Como su propio nombre indica, el trío de ciudades que conforman la principal región del norte de Polonia, Gdansk, Gdynia y, entre medias, Sopot, suponen la perfecta combinación, un delicioso cóctel a base de jarabe de cultura, agua del mar báltico y dulce arena de playa.
Gdansk, una joya de color ámbar y formas típicas que resplandece ya a
tempranísimas horas de la mañana, como sus tejados desde el Hotel Mercure o desde
el diminuto mirador en lo más alto de la torre de la Iglesia de Santa María
tras subir sus más de cuatrocientos escalones. Su gran atractivo y encanto se concentra
en el trayecto desde la puerta de la ciudad hasta el río a través de la Calle
Dluga, su vía principal. Neptuno aguarda en uno de sus extremos, dominando la
amplia plaza, velando por que el tiempo no erosione los bellos edificios de
fina fachada, vivos colores e inconfundible arquitectura. Muy cerca, la
escondida Calle Mariacka es una reliquia de flamante empedrado. En no más de
doscientos metros, toneladas de ámbar y originales puestos y joyerías
bellamente semi-enterradas se agolpan mientras los ojos de sus dueños reflejan
el brillo de sus alhajas expuestas en las vitrinas de los muebles de anticuario
y las cafeterías llaman la atención del que pasea con sus antiquísimas terrazas
de piedra y ancha balaustrada.
Gdynia, puerto polaco y silencioso encanto del Mar Báltico. Pacífica y
marítima. Mi primer contacto visual con éste desde la cima de su céntrico
parque, protegido por una enorme cruz. Una nueva sensación para el bolsillo
pequeño de mi mochila. Más abajo, entre talleres de barcos, el puerto, grandes
embarcaciones, muy próximos a la amplia zona del acuario que precede al mar,
pequeños chiringuitos venden amablemente platos combinados a base de fresco y
barato pescado. Rayos de sol y aire frío en la cara para disfrutar intensamente
de fondo de esta hermosa ciudad náutica de vida y cultura de mar.
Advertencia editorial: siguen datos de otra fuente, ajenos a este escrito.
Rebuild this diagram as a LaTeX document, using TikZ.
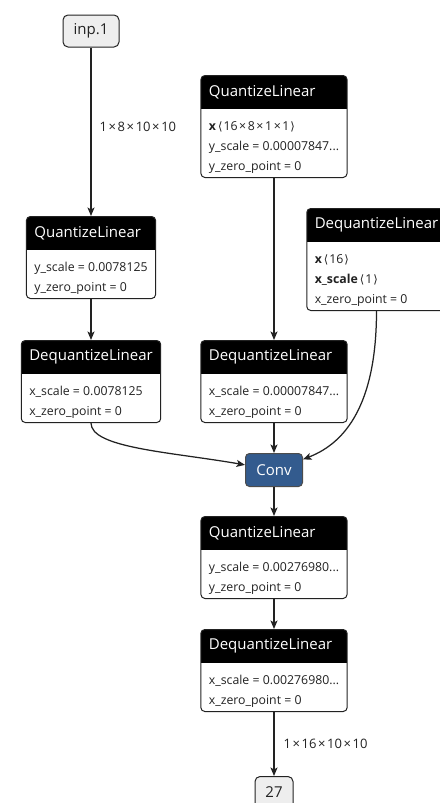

Sopot, la ciudad soñada de vacaciones cuando el sol ciega la vista. Una
calle, Monte Cassino. Helados y gofres gigantes alteran el sentido del olfato. La
famosa casa torcida confunde, al igual que la escultura que pende de un hilo
ante el asombro de los transeúntes. Ya casi pisando la arena, la plaza y el
inmenso embarcadero en frente el hotel Sheraton dan majestuosidad a la pequeña
población. Como mandan mis costumbres y rodeado de un paisaje muy similar al de
los peliculeros Hamptons, dejé el maletín y las zapatillas, mis fieles
compañeros de trabajo, sobre la fina arena, para meter los pies en un nuevo
mar, congelador esta vez, con los frondosos acantilados redondeados y un enorme
grupo de amigos como testigos de mi tímida y solitaria hazaña. Al este, un interminable
y salvaje paseo marítimo entre verde hierba, pequeñas dunas, veraniegos
chiringuitos y restaurantes.
¿Parece el caribe verdad?
Una pregunta de única respuesta para recordarme la necesidad de
escaparme un fin de semana de verano a este paraíso polaco.